*GIVEN INSTRUCTION*: Using the data below, copy every line that contains the word "draw".

Charts and diagrams as code

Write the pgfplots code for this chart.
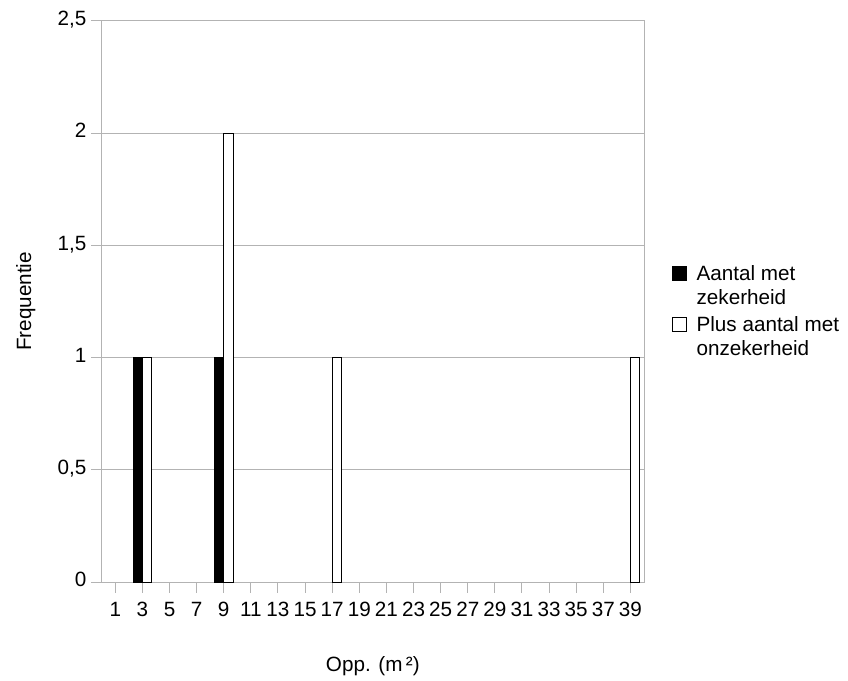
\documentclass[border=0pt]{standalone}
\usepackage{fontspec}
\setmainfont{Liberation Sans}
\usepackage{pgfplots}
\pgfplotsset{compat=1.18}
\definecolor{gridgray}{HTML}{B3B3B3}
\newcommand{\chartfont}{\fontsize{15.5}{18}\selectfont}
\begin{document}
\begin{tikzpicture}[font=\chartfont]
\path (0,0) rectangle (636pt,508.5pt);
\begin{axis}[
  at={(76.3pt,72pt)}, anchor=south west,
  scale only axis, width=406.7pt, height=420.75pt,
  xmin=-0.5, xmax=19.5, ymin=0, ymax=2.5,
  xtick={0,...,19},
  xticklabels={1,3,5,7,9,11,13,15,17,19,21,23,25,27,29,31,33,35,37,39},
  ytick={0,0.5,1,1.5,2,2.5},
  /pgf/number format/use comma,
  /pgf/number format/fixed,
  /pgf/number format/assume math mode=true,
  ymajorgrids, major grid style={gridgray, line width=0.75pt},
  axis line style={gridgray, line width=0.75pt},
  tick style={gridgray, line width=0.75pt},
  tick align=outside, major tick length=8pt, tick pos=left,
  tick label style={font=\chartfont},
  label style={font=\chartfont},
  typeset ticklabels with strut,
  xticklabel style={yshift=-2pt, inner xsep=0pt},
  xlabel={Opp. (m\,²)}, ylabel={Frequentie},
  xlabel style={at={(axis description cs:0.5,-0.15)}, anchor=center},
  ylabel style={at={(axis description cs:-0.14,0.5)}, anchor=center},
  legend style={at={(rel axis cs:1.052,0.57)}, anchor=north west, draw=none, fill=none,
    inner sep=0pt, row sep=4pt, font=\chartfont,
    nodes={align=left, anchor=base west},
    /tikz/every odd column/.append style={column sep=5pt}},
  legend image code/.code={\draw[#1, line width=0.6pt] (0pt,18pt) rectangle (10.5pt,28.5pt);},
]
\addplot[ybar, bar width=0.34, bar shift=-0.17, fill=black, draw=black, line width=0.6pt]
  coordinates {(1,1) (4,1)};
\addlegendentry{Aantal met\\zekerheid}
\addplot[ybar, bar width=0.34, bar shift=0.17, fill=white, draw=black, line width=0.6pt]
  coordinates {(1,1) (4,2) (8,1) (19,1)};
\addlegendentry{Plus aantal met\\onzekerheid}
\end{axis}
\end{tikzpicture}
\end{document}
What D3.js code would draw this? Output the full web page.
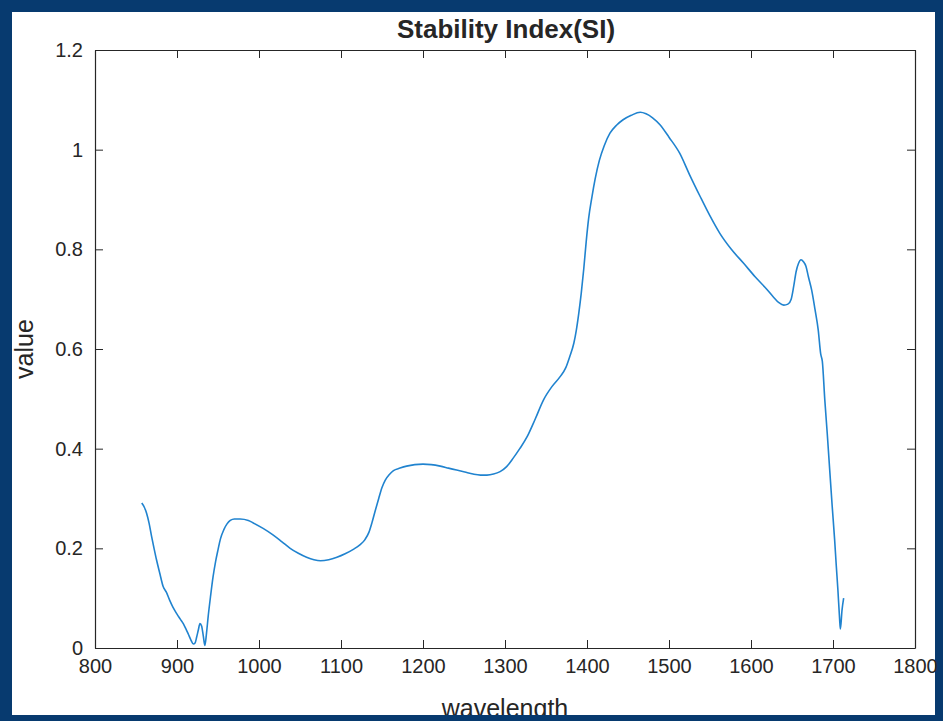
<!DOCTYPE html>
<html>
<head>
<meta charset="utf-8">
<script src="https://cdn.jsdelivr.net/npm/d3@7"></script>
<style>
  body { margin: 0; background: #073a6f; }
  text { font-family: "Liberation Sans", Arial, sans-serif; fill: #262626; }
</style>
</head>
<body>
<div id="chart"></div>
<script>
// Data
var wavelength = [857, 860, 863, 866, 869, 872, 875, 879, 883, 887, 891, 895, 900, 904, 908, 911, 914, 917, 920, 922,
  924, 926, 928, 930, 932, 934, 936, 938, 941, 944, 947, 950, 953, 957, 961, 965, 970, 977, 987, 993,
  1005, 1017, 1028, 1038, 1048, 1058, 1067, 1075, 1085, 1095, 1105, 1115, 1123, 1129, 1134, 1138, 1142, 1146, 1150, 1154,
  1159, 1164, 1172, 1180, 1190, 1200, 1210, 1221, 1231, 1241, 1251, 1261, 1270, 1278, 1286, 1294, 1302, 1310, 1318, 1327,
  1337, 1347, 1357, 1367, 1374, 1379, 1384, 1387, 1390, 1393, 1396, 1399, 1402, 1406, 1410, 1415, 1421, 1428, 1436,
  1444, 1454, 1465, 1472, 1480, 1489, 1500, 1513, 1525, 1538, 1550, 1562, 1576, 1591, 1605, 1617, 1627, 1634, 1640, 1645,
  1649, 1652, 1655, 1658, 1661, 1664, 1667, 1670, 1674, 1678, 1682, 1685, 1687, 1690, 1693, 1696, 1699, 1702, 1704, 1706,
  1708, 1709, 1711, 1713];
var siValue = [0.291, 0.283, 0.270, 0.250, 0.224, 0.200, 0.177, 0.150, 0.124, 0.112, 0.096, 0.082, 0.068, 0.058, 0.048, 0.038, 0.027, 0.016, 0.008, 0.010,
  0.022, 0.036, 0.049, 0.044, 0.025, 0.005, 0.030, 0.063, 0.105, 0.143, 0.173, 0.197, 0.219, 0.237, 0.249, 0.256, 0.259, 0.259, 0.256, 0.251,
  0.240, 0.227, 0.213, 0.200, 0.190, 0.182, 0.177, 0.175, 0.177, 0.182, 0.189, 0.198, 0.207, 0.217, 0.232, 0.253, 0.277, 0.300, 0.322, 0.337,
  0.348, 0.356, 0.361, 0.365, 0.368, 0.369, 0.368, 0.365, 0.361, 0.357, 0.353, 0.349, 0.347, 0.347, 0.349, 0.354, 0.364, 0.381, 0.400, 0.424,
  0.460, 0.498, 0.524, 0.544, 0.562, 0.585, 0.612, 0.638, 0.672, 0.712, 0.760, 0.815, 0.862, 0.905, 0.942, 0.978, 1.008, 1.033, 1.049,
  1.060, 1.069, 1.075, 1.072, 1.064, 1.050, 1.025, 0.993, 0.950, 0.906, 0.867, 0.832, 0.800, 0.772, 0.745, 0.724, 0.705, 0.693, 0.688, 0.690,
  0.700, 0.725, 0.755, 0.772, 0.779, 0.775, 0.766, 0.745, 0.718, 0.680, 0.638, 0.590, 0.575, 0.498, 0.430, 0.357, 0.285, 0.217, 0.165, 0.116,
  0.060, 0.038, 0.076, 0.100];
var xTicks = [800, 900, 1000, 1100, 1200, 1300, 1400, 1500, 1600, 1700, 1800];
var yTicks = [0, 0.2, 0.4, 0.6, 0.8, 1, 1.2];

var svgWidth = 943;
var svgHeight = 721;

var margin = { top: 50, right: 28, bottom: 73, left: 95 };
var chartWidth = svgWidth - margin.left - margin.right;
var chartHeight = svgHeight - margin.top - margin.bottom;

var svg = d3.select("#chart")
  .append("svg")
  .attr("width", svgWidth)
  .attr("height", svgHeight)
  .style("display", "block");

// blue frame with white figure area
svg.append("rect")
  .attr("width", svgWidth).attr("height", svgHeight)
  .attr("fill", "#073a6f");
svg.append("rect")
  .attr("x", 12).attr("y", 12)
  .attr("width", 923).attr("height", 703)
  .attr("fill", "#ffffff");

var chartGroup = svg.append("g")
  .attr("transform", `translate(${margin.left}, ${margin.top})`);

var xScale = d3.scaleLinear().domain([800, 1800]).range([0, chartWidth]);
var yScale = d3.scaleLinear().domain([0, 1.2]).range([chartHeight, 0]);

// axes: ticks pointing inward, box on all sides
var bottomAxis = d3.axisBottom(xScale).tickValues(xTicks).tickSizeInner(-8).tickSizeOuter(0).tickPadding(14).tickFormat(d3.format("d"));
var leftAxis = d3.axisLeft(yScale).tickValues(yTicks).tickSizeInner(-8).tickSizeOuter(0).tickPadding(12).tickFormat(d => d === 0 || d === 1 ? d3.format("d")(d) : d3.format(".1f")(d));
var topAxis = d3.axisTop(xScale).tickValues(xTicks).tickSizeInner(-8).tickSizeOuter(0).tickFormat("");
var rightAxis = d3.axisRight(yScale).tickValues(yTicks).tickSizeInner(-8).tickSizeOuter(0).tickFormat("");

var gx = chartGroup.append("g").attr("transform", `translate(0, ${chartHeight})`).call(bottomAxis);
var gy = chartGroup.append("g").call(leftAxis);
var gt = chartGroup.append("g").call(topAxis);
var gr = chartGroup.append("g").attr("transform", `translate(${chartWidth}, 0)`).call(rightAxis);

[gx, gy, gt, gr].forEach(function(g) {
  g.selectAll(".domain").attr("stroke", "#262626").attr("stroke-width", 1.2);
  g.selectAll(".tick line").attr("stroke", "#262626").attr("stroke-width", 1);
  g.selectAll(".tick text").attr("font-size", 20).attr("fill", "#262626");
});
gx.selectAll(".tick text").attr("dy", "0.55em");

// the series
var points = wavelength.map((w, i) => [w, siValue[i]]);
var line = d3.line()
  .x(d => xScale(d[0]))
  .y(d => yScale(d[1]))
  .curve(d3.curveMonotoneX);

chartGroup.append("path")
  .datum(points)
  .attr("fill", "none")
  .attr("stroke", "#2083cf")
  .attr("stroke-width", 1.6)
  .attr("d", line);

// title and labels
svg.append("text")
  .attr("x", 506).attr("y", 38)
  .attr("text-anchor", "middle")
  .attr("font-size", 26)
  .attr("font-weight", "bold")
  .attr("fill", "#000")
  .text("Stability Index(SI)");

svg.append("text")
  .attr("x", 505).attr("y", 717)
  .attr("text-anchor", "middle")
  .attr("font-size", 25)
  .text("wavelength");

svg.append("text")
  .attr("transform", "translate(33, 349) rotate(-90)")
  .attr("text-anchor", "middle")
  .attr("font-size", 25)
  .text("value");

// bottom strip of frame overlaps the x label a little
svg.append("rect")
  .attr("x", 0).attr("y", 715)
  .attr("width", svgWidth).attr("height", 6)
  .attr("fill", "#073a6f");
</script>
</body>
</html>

*SOLVED EXERCISE*:
  legend style={at={(rel axis cs:1.052,0.57)}, anchor=north west, draw=none, fill=none,
  legend image code/.code={\draw[#1, line width=0.6pt] (0pt,18pt) rectangle (10.5pt,28.5pt);},
\addplot[ybar, bar width=0.34, bar shift=-0.17, fill=black, draw=black, line width=0.6pt]
\addplot[ybar, bar width=0.34, bar shift=0.17, fill=white, draw=black, line width=0.6pt]
What D3.js code would draw this? Output the full web page.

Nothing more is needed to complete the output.